Two Terrific Tree Books (for San Francisco)

Birding is tough (perhaps it’s for the birds?). How about treeing? Trees stay still long enough to look closely at them, touch them, puzzle over their species. Left in the dark by the massive Sibley Guide to Trees, I turned to a few local books. Sibley might come in handy where native plants are growing, but most of SF is a cultivated garden with extremely exotic species. Of the top 20 species in town, not a single one is a native San Franciscan tree. 7 of the 20 are of Australian/New Zealand origin. (By contrast, Melbourne’s top 20 includes 14 native Australian trees, and 2 native to the US while SF only has 1 native to the US.) No wonder I’ve flung Sibley across the park so many times in frustration, trying to figure out what lies in front of me.
* Trees of the Panhandle, Golden Gate Park, San Francisco by Elizabeth McClintock and Virgina Moore
Originally published in 1965, the copy I read had an addendum in 1973 noting which trees had disappeared from the park. Includes maps of the trees in the Panhandle, but since it was published over 40 years ago, not many of the trees listed still survive. A cursory walk this morning revealed only the Redwoods, Monterrey cypruses and pines, Eucalyptuses, and a black walnut to be still among us. Decades of having to struggle to breathe alongside the highways of Oak/Fell street took their toll. Trees planted in the Panhandle pre-dated those in the rest of the GGP.

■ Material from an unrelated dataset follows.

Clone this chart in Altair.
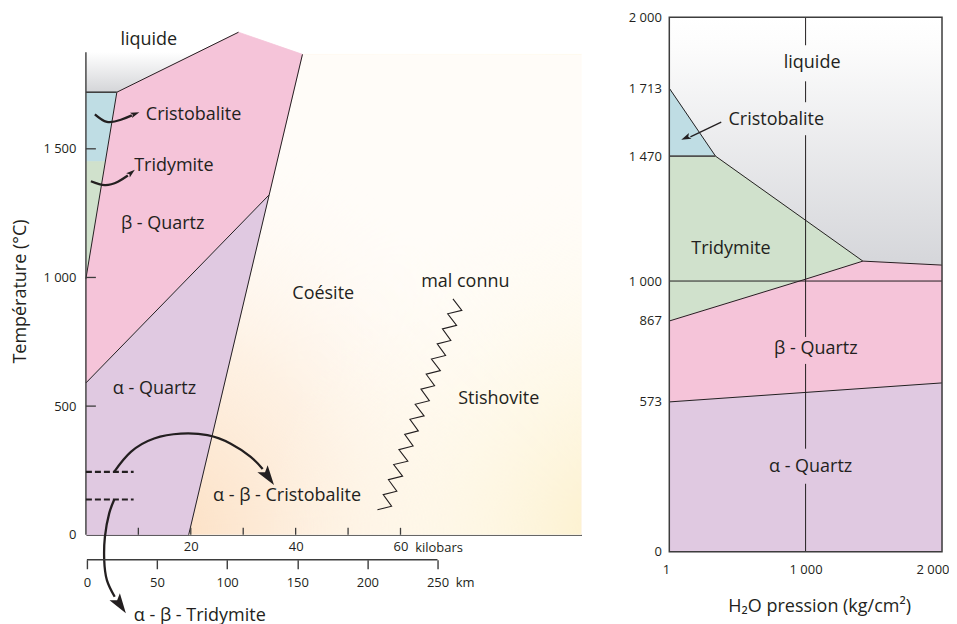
import altair as alt
import pandas as pd

FONT = "Open Sans"
INK = "#231f20"
AXC = "#3d3d3d"
PINK = "#f5c4d9"
LAV = "#e0c9e1"
BLUE = "#bfdde4"
GREEN = "#d0e1cc"
SPACE_FMT = "replace(format(datum.value, ','), ',', ' ')"
ARROW = "M0,0L-0.5,1.6L0,1.25L0.5,1.6Z"

# ---------------- Left panel: pression (kilobars) / température (°C)
L_W, L_H = 496, 518
L_P_MAX, L_T_MAX = 94.5, 2011
L_AXIS_TOP = 1875
KM_DOMAIN = [-0.7, 352.6]
KBAR_LABELS = [20, 40, 60]
KBAR_TICKS = [10, 20, 30, 40, 50, 60]
L_T_TICKS = [0, 500, 1000, 1500]
KM_TICKS = [0, 50, 100, 150, 200, 250]

L_LIQ = [(0, 1720), (5.9, 1720), (29.1, 1953), (0, 1953)]
L_COES = [(41.3, 1867), (94.5, 1867), (94.5, 0), (19.6, 0)]
L_CRISTO = [(0, 1720), (5.9, 1720), (3.7, 1450), (0, 1450)]
L_TRIDY = [(0, 1450), (3.7, 1450), (0, 995)]
L_BETA = [(5.9, 1720), (29.1, 1953), (41.3, 1867), (34.9, 1320), (0, 590), (0, 995)]
L_ALPHA = [(0, 590), (34.9, 1320), (19.6, 0), (0, 0)]
L_BOUNDARIES = [
    [(5.9, 1720), (29.1, 1953)],
    [(5.9, 1720), (0, 995)],
    [(0, 590), (34.9, 1320)],
    [(41.3, 1867), (19.6, 0)],
]
L_CRISTO_TOP = [(0, 1720), (5.9, 1720)]
ZZ_P = [55.6, 58.3, 56.7, 59.3, 57.7, 60.4, 58.7, 61.4, 59.7, 62.4, 60.8, 63.4, 61.8, 64.5,
        62.8, 65.5, 63.9, 66.5, 64.9, 67.6, 65.9, 68.6, 67.0, 69.6, 68.0, 70.7, 69.0, 71.7, 70.0]
ZZ_T = [97, 111, 156, 169, 214, 228, 273, 286, 331, 345, 390, 404, 449, 462,
        507, 521, 566, 579, 624, 638, 683, 697, 742, 755, 800, 814, 859, 872, 917]
L_DASHES = [244.6, 137.0]
L_DASH_P = [0, 9.1]

ARROW_CURVES = {
    "cristo": [(1.71, 1634), (4.0, 1605), (6.67, 1613), (8.76, 1630)],
    "tridy": [(0.95, 1374), (3.62, 1359), (6.10, 1372), (8.0, 1396)],
    "arc": [(5.39, 244.6), (8.57, 322), (13.01, 374), (18.10, 393), (23.18, 387),
            (27.62, 354), (31.43, 303), (33.71, 256)],
    "low": [(5.39, 136), (4.44, 83), (3.62, -8), (3.49, -98), (4.0, -176), (5.49, -241)],
}
HEAD_P = [10.19, 9.33, 35.87, 7.62]
HEAD_T = [1642, 1419, 193, -305]
HEAD_ANG = [69, 50, 145, 146]
HEAD_SIZE = [126, 126, 625, 625]

L_TEXT_LEFT = [
    ("Cristobalite", 11.43, 1630), ("Tridymite", 9.2, 1432), ("β - Quartz", 6.67, 1207),
    ("α - Quartz", 5.14, 566), ("Coésite", 39.37, 937), ("mal connu", 63.94, 982),
    ("Stishovite", 70.99, 527), ("α - β - Cristobalite", 24.25, 151),
    ("α - β - Tridymite", 9.14, -314),
]
L_TEXT_CENTER = [("liquide", 12.0, 1922)]

# ---------------- Right panel: H2O pression (kg/cm²) / température (°C)
R_W, R_H = 273, 535
R_T_DOM = [0, 573, 867, 1000, 1470, 1713, 2000]
R_T_RANGE = [535, 385, 304, 264, 139, 71, 0]
R_P_TICKS = [1, 1000, 2000]
R_LIQ = [(1, 2000), (2000, 2000), (2000, 1060), (1420, 1075), (340, 1470), (1, 1713)]
R_CRISTO = [(1, 1713), (340, 1470), (1, 1470)]
R_TRIDY = [(1, 1470), (340, 1470), (1420, 1075), (1000, 1007), (1, 867)]
R_BETA = [(1, 867), (1000, 1007), (1420, 1075), (2000, 1060), (2000, 642), (1, 573)]
R_ALPHA = [(1, 573), (2000, 642), (2000, 0), (1, 0)]
R_BOUNDARIES = [
    [(1, 1713), (340, 1470), (1420, 1075), (2000, 1060)],
    [(1, 867), (1000, 1007), (1420, 1075)],
    [(1, 573), (2000, 642)],
    [(1, 1000), (2000, 1000)],
]
R_CRISTO_TRID = [(1, 1470), (340, 1470)]
R_VSEG_T0 = [2000, 1741, 1545, 711, 260]
R_VSEG_T1 = [1887, 1663, 809, 394, 0]
R_ARROW = [(381.7, 1591.5), (155.5, 1539.3)]
R_HEAD = (88.8, 1528.3, 246, 150)
R_TEXT_LEFT = [("Cristobalite", 435, 1598), ("Tridymite", 162, 1122)]
R_TEXT_CENTER = [("liquide", 1048, 1814), ("β - Quartz", 1075, 767), ("α - Quartz", 1037, 325)]

# ---------------- axes (identical definition shared by every layer of a panel)
AX_KBAR = alt.Axis(orient="bottom", values=KBAR_LABELS, ticks=False, domain=True, domainColor=AXC,
                   domainWidth=1.4, labelFontSize=13, labelPadding=6, labelFlush=False,
                   grid=False, title=None)
AX_TL = alt.Axis(values=L_T_TICKS, labelExpr=SPACE_FMT, ticks=False, domain=False, labelFontSize=13,
                 labelPadding=10, grid=False, title="Température (°C)", titleFontSize=18,
                 titleFontWeight="normal", titlePadding=13, titleY=274)
AX_KM = alt.Axis(orient="bottom", offset=25, values=KM_TICKS, domain=False, ticks=True, tickSize=9,
                 tickColor=AXC, tickWidth=1.4, labelFontSize=13, labelPadding=8, labelFlush=False,
                 grid=False, title=None)
AX_PR = alt.Axis(values=R_P_TICKS, labelExpr=SPACE_FMT, ticks=False, domain=False, labelFontSize=13,
                 labelPadding=12, labelFlush=True, labelFlushOffset=7, grid=False,
                 title="H₂O pression (kg/cm²)", titleFontSize=18, titleFontWeight="normal",
                 titlePadding=21, titleX=150)
AX_TR = alt.Axis(values=R_T_DOM, labelExpr=SPACE_FMT, ticks=False, domain=False, labelFontSize=13,
                 labelPadding=8, grid=False, title=None)

xs_L = alt.Scale(domain=[0, L_P_MAX], nice=False, zero=False)
ys_L = alt.Scale(domain=[0, L_T_MAX], nice=False, zero=False)
km_scale = alt.Scale(domain=KM_DOMAIN, nice=False, zero=False)
xs_R = alt.Scale(domain=[1, 2000], nice=False, zero=False)
ys_R = alt.Scale(domain=R_T_DOM, range=R_T_RANGE, nice=False, zero=False)

LEFT = (xs_L, ys_L, AX_KBAR, AX_TL)
RIGHT = (xs_R, ys_R, AX_PR, AX_TR)


def X(field, panel):
    return alt.X(field, scale=panel[0], axis=panel[2])


def Y(field, panel):
    return alt.Y(field, scale=panel[1], axis=panel[3])


def pts_df(pts):
    return pd.DataFrame({"p": [a for a, _ in pts], "t": [b for _, b in pts],
                         "i": list(range(len(pts)))})


def enc(ch, panel):
    return ch.encode(x=X("p:Q", panel), y=Y("t:Q", panel), order=alt.Order("i:Q"))


def poly(pts, fill, panel):
    if isinstance(fill, str):
        m = alt.Chart(pts_df(pts)).mark_line(fill=fill, stroke=fill, strokeWidth=0.8)
    else:
        m = alt.Chart(pts_df(pts)).mark_line(fill=fill, strokeOpacity=0, strokeWidth=0)
    return enc(m, panel)


def line(pts, panel, color=INK, width=1.0):
    return enc(alt.Chart(pts_df(pts)).mark_line(stroke=color, strokeWidth=width), panel)


def texts(items, panel, align, size=18):
    df = pd.DataFrame({"label": [a for a, _, _ in items], "p": [b for _, b, _ in items],
                       "t": [c for _, _, c in items]})
    return alt.Chart(df).mark_text(font=FONT, fontSize=size, color=INK, align=align,
                                   baseline="middle").encode(
        x=X("p:Q", panel), y=Y("t:Q", panel), text="label:N")


def lin(stops, x2=0, y2=1):
    return {"gradient": "linear", "x1": 0, "y1": 0, "x2": x2, "y2": y2,
            "stops": [{"offset": o, "color": c} for o, c in stops]}


def rad(cx, cy, r, stops):
    return {"gradient": "radial", "x1": cx, "y1": cy, "r1": 0, "x2": cx, "y2": cy, "r2": r,
            "stops": [{"offset": o, "color": c} for o, c in stops]}


# ---------------- build left
left_layers = [
    poly(L_COES, "#fffcf8", LEFT),
    poly(L_COES, rad(0, 1, 0.85, [(0, "rgba(252,221,190,1)"), (0.5, "rgba(253,234,214,0.6)"),
                                  (1, "rgba(255,250,245,0)")]), LEFT),
    poly(L_COES, rad(1, 1, 0.75, [(0, "rgba(252,239,200,1)"), (1, "rgba(255,252,240,0)")]), LEFT),
    poly(L_LIQ, lin([(0, "#ffffff"), (0.33, "#ffffff"), (1, "#d4d5d8")]), LEFT),
    poly(L_CRISTO, BLUE, LEFT),
    poly(L_TRIDY, GREEN, LEFT),
    poly(L_BETA, PINK, LEFT),
    poly(L_ALPHA, LAV, LEFT),
]
left_layers += [line(b, LEFT) for b in L_BOUNDARIES]
left_layers.append(line(L_CRISTO_TOP, LEFT, color="#404040", width=1.6))
left_layers.append(line(list(zip(ZZ_P, ZZ_T)), LEFT, width=1.1))

axis_df = pd.DataFrame({"p": [0], "t0": [0], "t1": [L_AXIS_TOP]})
left_layers.append(alt.Chart(axis_df).mark_rule(color=AXC, strokeWidth=1.4).encode(
    x=X("p:Q", LEFT), y=Y("t0:Q", LEFT), y2="t1:Q"))
yt_df = pd.DataFrame({"t": L_T_TICKS[1:], "p0": 0, "p1": 1.9})
left_layers.append(alt.Chart(yt_df).mark_rule(color=AXC, strokeWidth=1.3).encode(
    x=X("p0:Q", LEFT), x2="p1:Q", y=Y("t:Q", LEFT)))
xt_df = pd.DataFrame({"p": KBAR_TICKS, "t0": 0, "t1": 27})
left_layers.append(alt.Chart(xt_df).mark_rule(color=AXC, strokeWidth=1.3).encode(
    x=X("p:Q", LEFT), y=Y("t0:Q", LEFT), y2="t1:Q"))

dash_df = pd.DataFrame({"t": L_DASHES, "p0": L_DASH_P[0], "p1": L_DASH_P[1]})
left_layers.append(alt.Chart(dash_df).mark_rule(color=INK, strokeWidth=2.2, strokeDash=[6, 3]).encode(
    x=X("p0:Q", LEFT), x2="p1:Q", y=Y("t:Q", LEFT)))

rows = []
for name, pts in ARROW_CURVES.items():
    for i, (p, t) in enumerate(pts):
        rows.append({"a": name, "i": i, "p": p, "t": t})
left_layers.append(alt.Chart(pd.DataFrame(rows)).mark_line(
    stroke=INK, strokeWidth=2.3, interpolate="natural").encode(
    x=X("p:Q", LEFT), y=Y("t:Q", LEFT), detail="a:N", order=alt.Order("i:Q")))
head_df = pd.DataFrame({"p": HEAD_P, "t": HEAD_T, "ang": HEAD_ANG, "sz": HEAD_SIZE})
left_layers.append(alt.Chart(head_df).mark_point(shape=ARROW, filled=True, color=INK, opacity=1,
                                                 strokeWidth=0).encode(
    x=X("p:Q", LEFT), y=Y("t:Q", LEFT),
    angle=alt.Angle("ang:Q", scale=None), size=alt.Size("sz:Q", scale=None)))

left_layers.append(texts(L_TEXT_LEFT, LEFT, "left"))
left_layers.append(texts(L_TEXT_CENTER, LEFT, "center"))
left_layers.append(texts([("kilobars", 62.8, -50)], LEFT, "left", size=13))

inner_left = alt.layer(*left_layers)

km_df = pd.DataFrame({"k0": [KM_TICKS[0]], "k1": [KM_TICKS[-1]]})
km_rule = alt.Chart(km_df).mark_rule(color=AXC, strokeWidth=1.4).encode(
    x=alt.X("k0:Q", scale=km_scale, axis=AX_KM), x2="k1:Q", y=alt.value(L_H + 25))
km_text = alt.Chart(pd.DataFrame({"k": [263], "label": ["km"]})).mark_text(
    font=FONT, fontSize=13, color=INK, align="left", baseline="middle").encode(
    x=alt.X("k:Q", scale=km_scale, axis=AX_KM), y=alt.value(L_H + 48), text="label:N")
km_layer = alt.layer(km_rule, km_text)

left = alt.layer(inner_left, km_layer).resolve_scale(x="independent").properties(
    width=L_W, height=L_H)

# ---------------- build right
right_layers = [
    poly(R_LIQ, lin([(0, "#ffffff"), (0.12, "#fcfcfc"), (1, "#d5d6da")]), RIGHT),
    poly(R_CRISTO, BLUE, RIGHT),
    poly(R_TRIDY, GREEN, RIGHT),
    poly(R_BETA, PINK, RIGHT),
    poly(R_ALPHA, LAV, RIGHT),
]
right_layers += [line(b, RIGHT) for b in R_BOUNDARIES]
right_layers.append(line(R_CRISTO_TRID, RIGHT, color="#505050", width=1.8))
vseg_df = pd.DataFrame({"p": 1000, "t0": R_VSEG_T0, "t1": R_VSEG_T1})
right_layers.append(alt.Chart(vseg_df).mark_rule(color=INK, strokeWidth=1).encode(
    x=X("p:Q", RIGHT), y=Y("t0:Q", RIGHT), y2="t1:Q"))
right_layers.append(line(R_ARROW, RIGHT, width=1.3))
rh_df = pd.DataFrame({"p": [R_HEAD[0]], "t": [R_HEAD[1]], "ang": [R_HEAD[2]], "sz": [R_HEAD[3]]})
right_layers.append(alt.Chart(rh_df).mark_point(shape=ARROW, filled=True, color=INK, opacity=1,
                                                strokeWidth=0).encode(
    x=X("p:Q", RIGHT), y=Y("t:Q", RIGHT),
    angle=alt.Angle("ang:Q", scale=None), size=alt.Size("sz:Q", scale=None)))
right_layers.append(texts(R_TEXT_LEFT, RIGHT, "left"))
right_layers.append(texts(R_TEXT_CENTER, RIGHT, "center"))

frame_df = pd.DataFrame({"x0": [1], "x1": [2000], "t0": [0], "t1": [2000]})
right_layers.append(alt.Chart(frame_df).mark_rect(filled=False, stroke=AXC, strokeWidth=1.5).encode(
    x=X("x0:Q", RIGHT), x2="x1:Q", y=Y("t0:Q", RIGHT), y2="t1:Q"))

right = alt.layer(*right_layers).properties(width=R_W, height=R_H)

chart = alt.hconcat(left, right, spacing=44,
                    padding={"left": 3, "top": 3, "right": 0, "bottom": 0}).configure_view(
    stroke=None).configure_axis(grid=False, labelFont=FONT, titleFont=FONT, labelColor=INK,
                                titleColor=INK)

chart.save("out.html", embed_options={"renderer": "svg", "actions": False})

* The trees of San Francisco by Mike Sullivan
A tree nerd by weekend and venture cap lawyer by day, Sullivan guides us through several of the most common trees you encounter in SF. 90% of the forest canopy in GGP and most other SF parks is Monterey pine, Monterey cyprus, and blue gum Eucalyptus. Lombardy poplars are frequently planted as windbreaks (Alamo Square?). I think I have a bead on one of my favorite trees in the Lower Haight- Page @ Scott, the willow-ish tree that’s umbrella shaped = California Pepper Tree? Sullivan’s guide is great, including street addresses for examples of trees and a handful of neighborhood walking tours (self-guided) that I will surely indulge in before handing the book back to the library. Published in 2004, still contains relevant information. Trees in front of my apartment are Bronze Loquats!